Let's say I write a library of functions that can search strings in constant time, and I want to sell it and make a shitzillion dollars. On the one hand, I obviously want copyright to apply, since I don't want customers making bootleg copies and selling them to friends. But on the other hand, the idea is that the customer will use that code within the context or a larger program, and sell it to friends. Copying and selling my work is both prohibited and required at the same time!

Now the license needs some sort of complex language like "It's okay to copy this code and distribute it so long as it's in binary form and within some other program in binary form, but not otherwise". Unless, of course, we are using dynamic linking, which only makes matters worse. The programmer I sell my DLL to has to be free to distribute it as part of his program (or else it won't work), but just by being present on the customers system means it's there for other programs to use. So now, someone can purchase the software that comes with my DLL, and write software that uses it without paying me! He can legally sell his part of the code that uses my DLL, but not the DLL itself, and just hope the other user has my DLL installed from something else.

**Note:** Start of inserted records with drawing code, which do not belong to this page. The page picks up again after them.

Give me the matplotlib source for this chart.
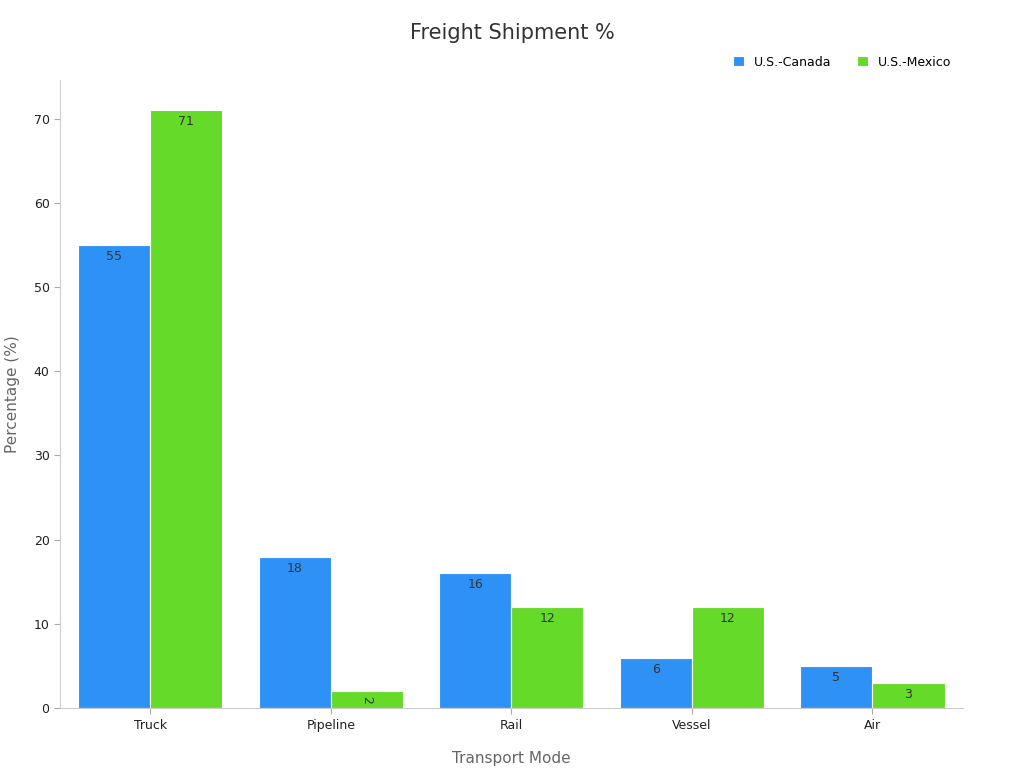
import numpy as np
import matplotlib.pyplot as plt

categories = ['Truck', 'Pipeline', 'Rail', 'Vessel', 'Air']
canada = [55, 18, 16, 6, 5]
mexico = [71, 2, 12, 12, 3]

blue = '#2e91f5'
green = '#66da29'

fig, ax = plt.subplots(figsize=(10.24, 7.68), dpi=100)
fig.subplots_adjust(left=0.0586, right=0.940, bottom=0.078, top=0.896)

x = np.arange(len(categories))
w = 0.4
b1 = ax.bar(x - w/2, canada, w, color=blue, edgecolor='white', linewidth=0.8, label='U.S.-Canada')
b2 = ax.bar(x + w/2, mexico, w, color=green, edgecolor='white', linewidth=0.8, label='U.S.-Mexico')

for bars, vals in ((b1, canada), (b2, mexico)):
    for r, v in zip(bars, vals):
        rot = -90 if v < 3 else 0
        ax.text(r.get_x() + r.get_width()/2, v - 0.6, str(v), ha='center', va='top',
                fontsize=9, color='#333333', rotation=rot)

ax.set_xlim(-0.5, 4.5)
ax.set_ylim(0, 74.6)
ax.set_xticks(x)
ax.set_xticklabels(categories)
ax.set_yticks(range(0, 71, 10))
ax.tick_params(labelsize=9, colors='#222222', length=4)
ax.tick_params(axis='both', color='#aaaaaa')
for s in ('top', 'right'):
    ax.spines[s].set_visible(False)
for s in ('left', 'bottom'):
    ax.spines[s].set_color('#cccccc')

ax.set_xlabel('Transport Mode', fontsize=11, color='#666666', labelpad=14)
ax.set_ylabel('Percentage (%)', fontsize=11, color='#666666', labelpad=10)
fig.suptitle('Freight Shipment %', x=0.5, y=0.97, fontsize=15, color='#333333')

ax.legend(loc='lower right', bbox_to_anchor=(1.0, 1.0), ncol=2, frameon=False,
          fontsize=9, handlelength=0.9, handleheight=0.9, columnspacing=2.0)

fig.savefig('out.png', dpi=100)
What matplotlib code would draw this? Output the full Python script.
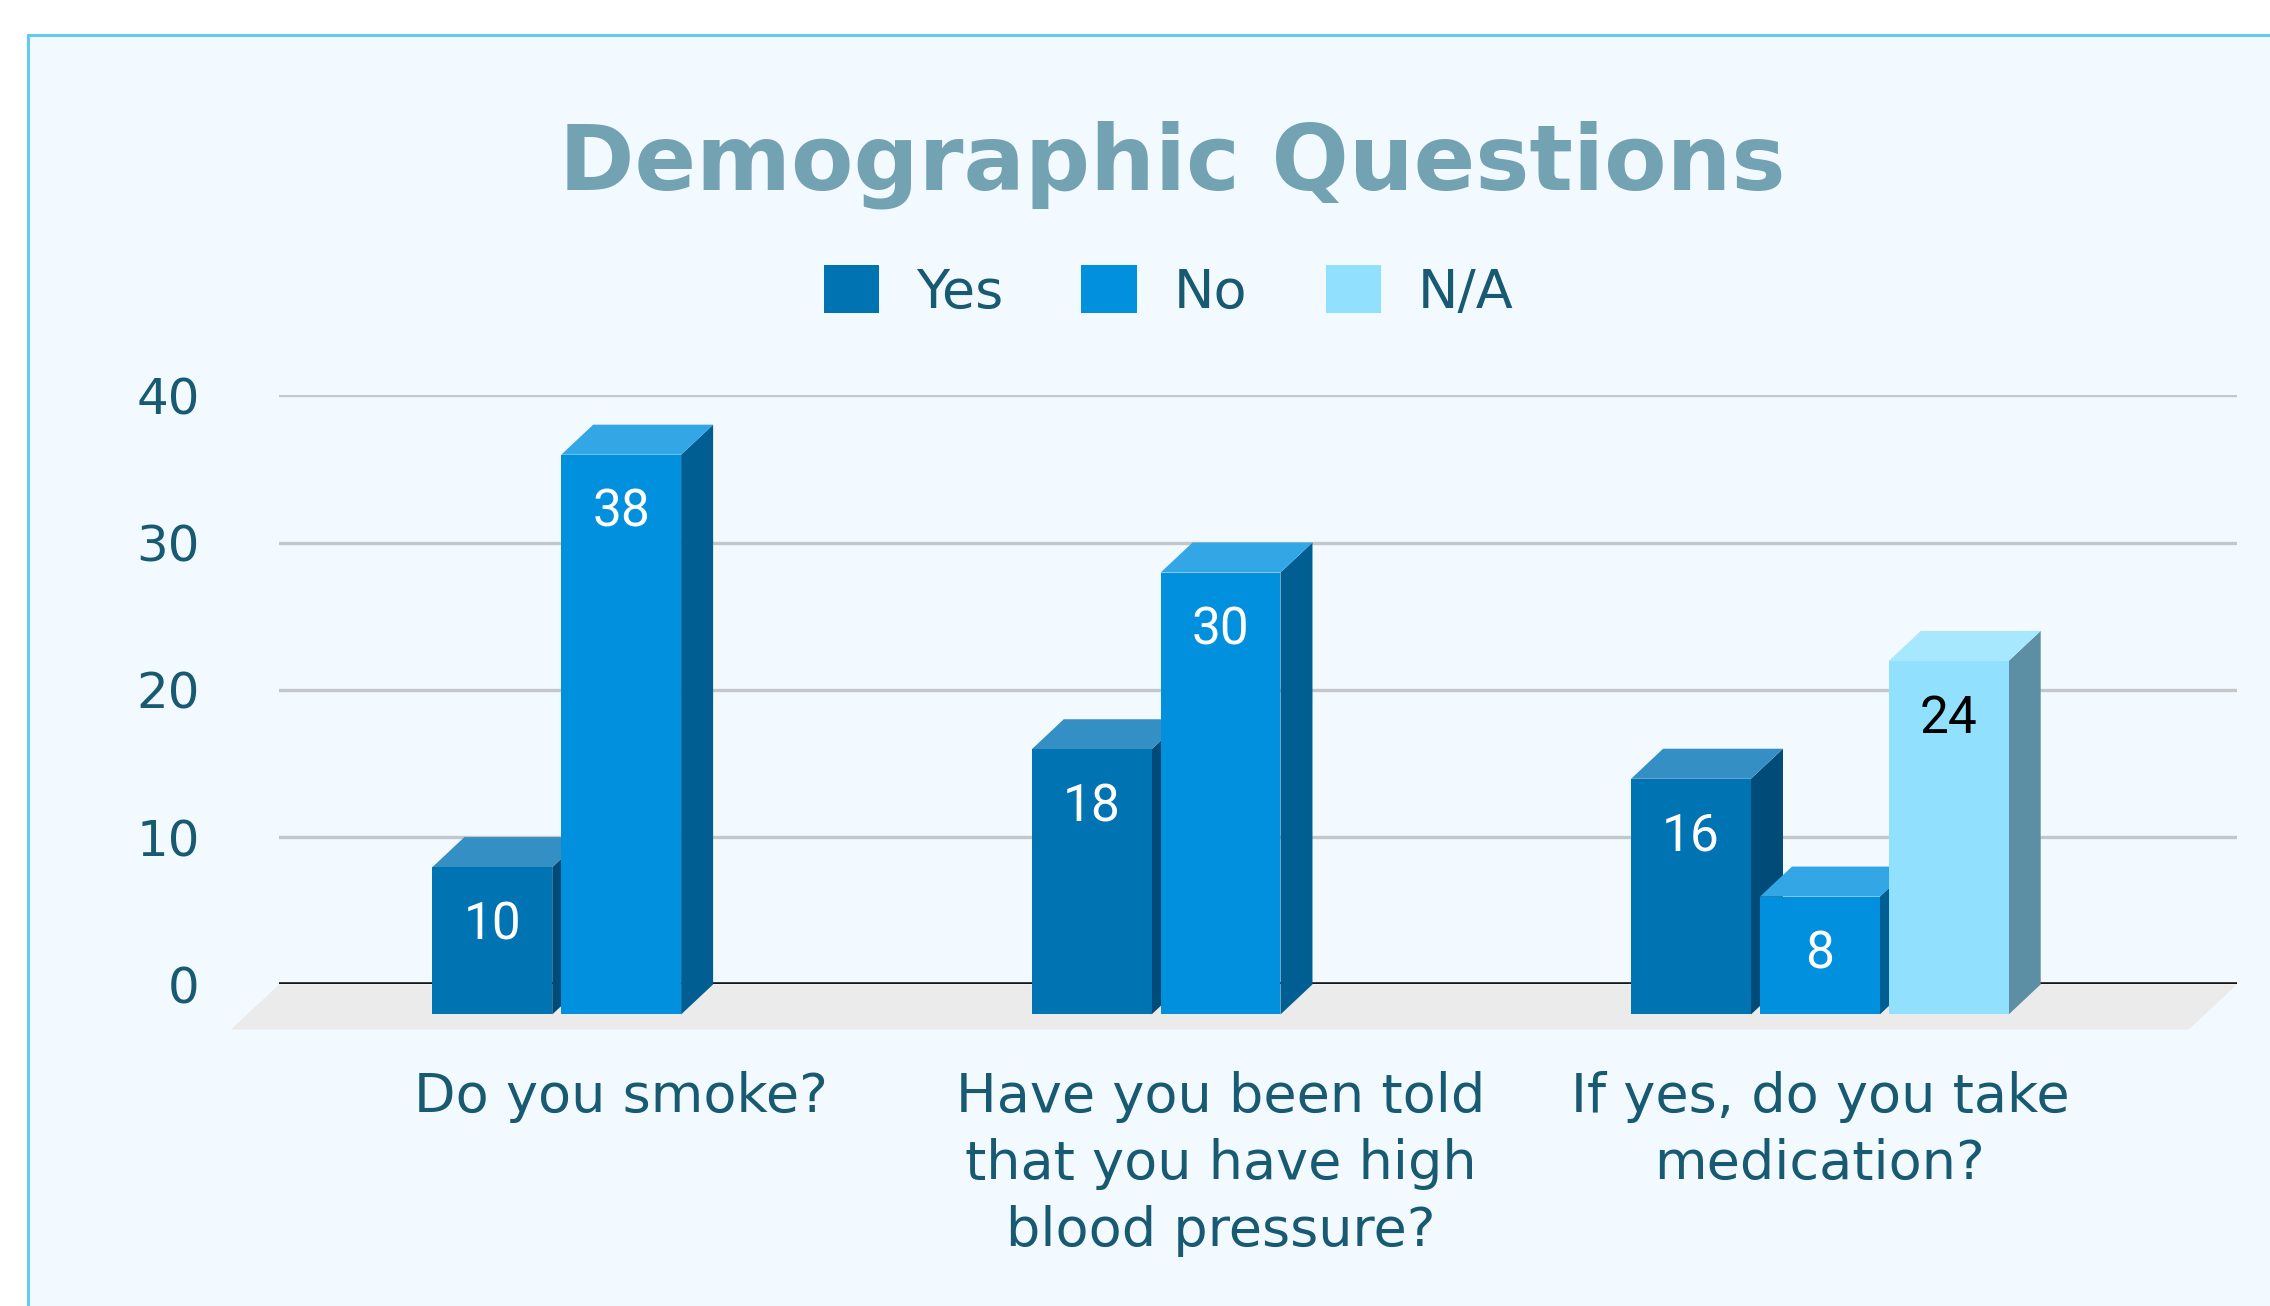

So just use a free license, right? Well, not so fast. If using a freely-licensed software means you can't sell it, all the billion dollar companies who are actually trying to make money will probably not use your library. And programmer's, being creatures of habit, will stick to the same tools they are familiar with, and your free software will just live forever in the niche underworld. So now you create two licenses: you can freely use libraries so long as you don't sell the end product, or you can pay (usually through the nose) for a license that does allow you to sell your work. Same library, two different sets of rules!

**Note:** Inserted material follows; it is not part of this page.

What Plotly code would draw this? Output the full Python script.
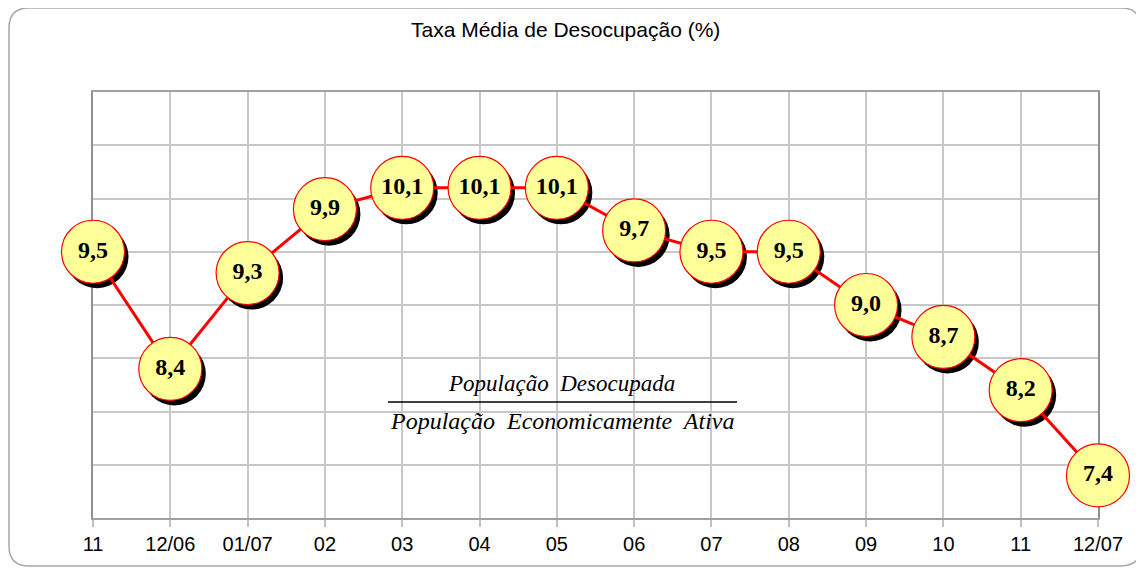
import plotly.graph_objects as go

categories = ["11", "12/06", "01/07", "02", "03", "04", "05", "06", "07", "08", "09", "10", "11", "12/07"]
values = [9.5, 8.4, 9.3, 9.9, 10.1, 10.1, 10.1, 9.7, 9.5, 9.5, 9.0, 8.7, 8.2, 7.4]
title_text = "Taxa Média de Desocupação (%)"
numerator = "População  Desocupada"
denominator = "População  Economicamente  Ativa"

# page has an 8px body margin; figure coordinates = screen coords - 8
OFF = 8
W, H = 1144 - OFF, 568 - OFF
L, T = 93 - OFF, 92 - OFF
R = W - (1098 - OFF)
B = H - (518 - OFF)
pw, ph = W - L - R, H - T - B
y_min, y_max = 7.0, 11.0
n = len(categories)
x_idx = list(range(n))

sdx = 4 * (n - 1) / pw
sdy = 5 * (y_max - y_min) / ph
labels = [f"{v:.1f}".replace(".", ",") for v in values]

fig = go.Figure()
fig.add_trace(go.Scatter(
    x=[i + sdx for i in x_idx], y=[v - sdy for v in values], mode="markers",
    marker=dict(size=63, color="black", line=dict(width=0)),
    hoverinfo="skip", cliponaxis=False, showlegend=False))
fig.add_trace(go.Scatter(
    x=x_idx, y=values, mode="lines",
    line=dict(color="#FF0000", width=3),
    hoverinfo="skip", cliponaxis=False, showlegend=False))
fig.add_trace(go.Scatter(
    x=x_idx, y=values, mode="markers+text", text=labels,
    textposition="middle center",
    textfont=dict(family="Liberation Serif", size=24, color="black", weight="bold"),
    marker=dict(size=63, color="#FFFF99", line=dict(color="#FF0000", width=1.2)),
    cliponaxis=False, showlegend=False))

def px2paper(px, py):
    return (px - OFF - L) / pw, (H - B - (py - OFF)) / ph

def P(px, py):
    a, b = px2paper(px, py)
    return f"{a:.5f},{b:.5f}"

x0, y0, x1, y1, r = 9, 8, 1141, 566, 20
path = (f"M {P(x0 + r, y0)} L {P(x1 - r, y0)} Q {P(x1, y0)} {P(x1, y0 + r)} "
        f"L {P(x1, y1 - r)} Q {P(x1, y1)} {P(x1 - r, y1)} "
        f"L {P(x0 + r, y1)} Q {P(x0, y1)} {P(x0, y1 - r)} "
        f"L {P(x0, y0 + r)} Q {P(x0, y0)} {P(x0 + r, y0)} Z")
fig.add_shape(type="path", path=path, xref="paper", yref="paper",
              line=dict(color="#A8A8A8", width=1.5), layer="below")

fx0, fy = px2paper(388, 402)
fx1, _ = px2paper(737, 402)
fig.add_shape(type="line", xref="paper", yref="paper", x0=fx0, x1=fx1, y0=fy, y1=fy,
              line=dict(color="black", width=1.3))
nx, ny = px2paper(561, 383)
dx_, dy_ = px2paper(562, 421)
fig.add_annotation(x=nx, y=ny, xref="paper", yref="paper", text=numerator, showarrow=False,
                   xanchor="center", yanchor="middle",
                   font=dict(family="Liberation Serif", size=23, color="black", style="italic"))
fig.add_annotation(x=dx_, y=dy_, xref="paper", yref="paper", text=denominator, showarrow=False,
                   xanchor="center", yanchor="middle",
                   font=dict(family="Liberation Serif", size=24, color="black", style="italic"))
tx, ty = px2paper(565, 30)
fig.add_annotation(x=tx, y=ty, xref="paper", yref="paper", text=title_text, showarrow=False,
                   xanchor="center", yanchor="middle",
                   font=dict(family="Liberation Sans", size=21, color="black"))

fig.update_layout(
    width=W, height=H, margin=dict(l=L, r=R, t=T, b=B),
    paper_bgcolor="white", plot_bgcolor="white",
    xaxis=dict(range=[0, n - 1], tickmode="array", tickvals=x_idx, ticktext=categories,
               showgrid=True, gridcolor="#C8C8C8", gridwidth=1.5, zeroline=False,
               showline=True, linecolor="#A0A0A0", linewidth=1.5, mirror=True,
               layer="below traces",
               ticks="outside", ticklen=7, tickcolor="#C0C0C0", tickwidth=1.5,
               tickfont=dict(family="Liberation Sans", size=20, color="black"), fixedrange=True),
    yaxis=dict(range=[y_min, y_max], dtick=0.5, showticklabels=False,
               showgrid=True, gridcolor="#C8C8C8", gridwidth=1.5, zeroline=False,
               showline=True, linecolor="#909090", linewidth=2, mirror=True,
               layer="below traces", fixedrange=True),
)
fig.write_html("out.html")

Perhaps the most interesting part about EULA's, free or restrictive, is that nobody is really quite sure if they are even legal. People have the tendency to assume that contracts are enforced like an episode of Law & Order, where things are very black and white, the special guest star is always guilty, and the dad from Dirty Dancing always has a smart quip. In reality, there are no cops, no juries, and for that matter not even really any laws. The judge decides what's right and wrong in a totally subjective way, and most of that is based on which lawyer has the nicer tie. Even worse, for every court case where a judge has upheld the verdict you want, there is another court case somewhere else where another judge has struck it down. Moreover, just because the company doesn't feel like paying the lawyer with the nice tie $1000 an hour to sue the 30-year old pirating software in his parents basement, doesn't make it any more or less legal.

Somewhat ironically, the whole licensing point is now moot, because way back in 1990, Congress passed the Software Rental Amendments Act of 1990, which did for software what the 1984 amendment did for cassettes: you can no longer rent software (except for cartridge-style video games). So the whole idea of finding a loophole to prevent people from renting software is now antiquated, and frankly so is the idea of a loophole to combat the loophole.

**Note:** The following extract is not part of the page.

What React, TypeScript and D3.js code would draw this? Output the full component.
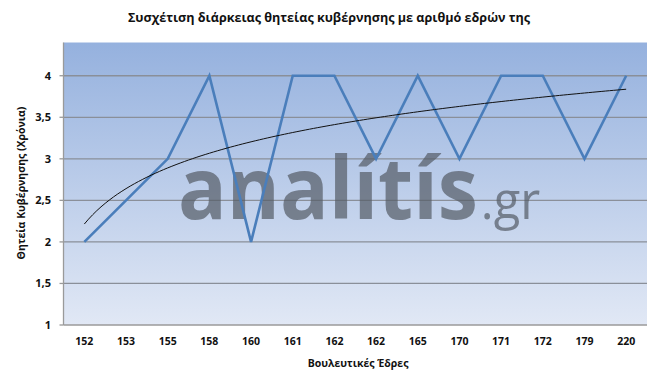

So the point of all this is that you better read your license, and more importantly make sure the vendor you buy from reads the licenses too. You will be surprised by what it says, and there's a pretty good chance you're breaking the law. This, in turn, leads to all sorts of interesting mind-blowing legal conundrums, where free code under a proprietary license (i.e. example code distributed with an SDK), has been erroneously included in a public domain library, that was legally included in a GPL library, that has been erroneously included in a proprietary library, that was sold to someone to use in a proprietary program! That's a true story, with an unhappy ending.

Or, on the other hand, if you are not going to read your license, make damn sure your lawyer has the nicest tie in the courtroom.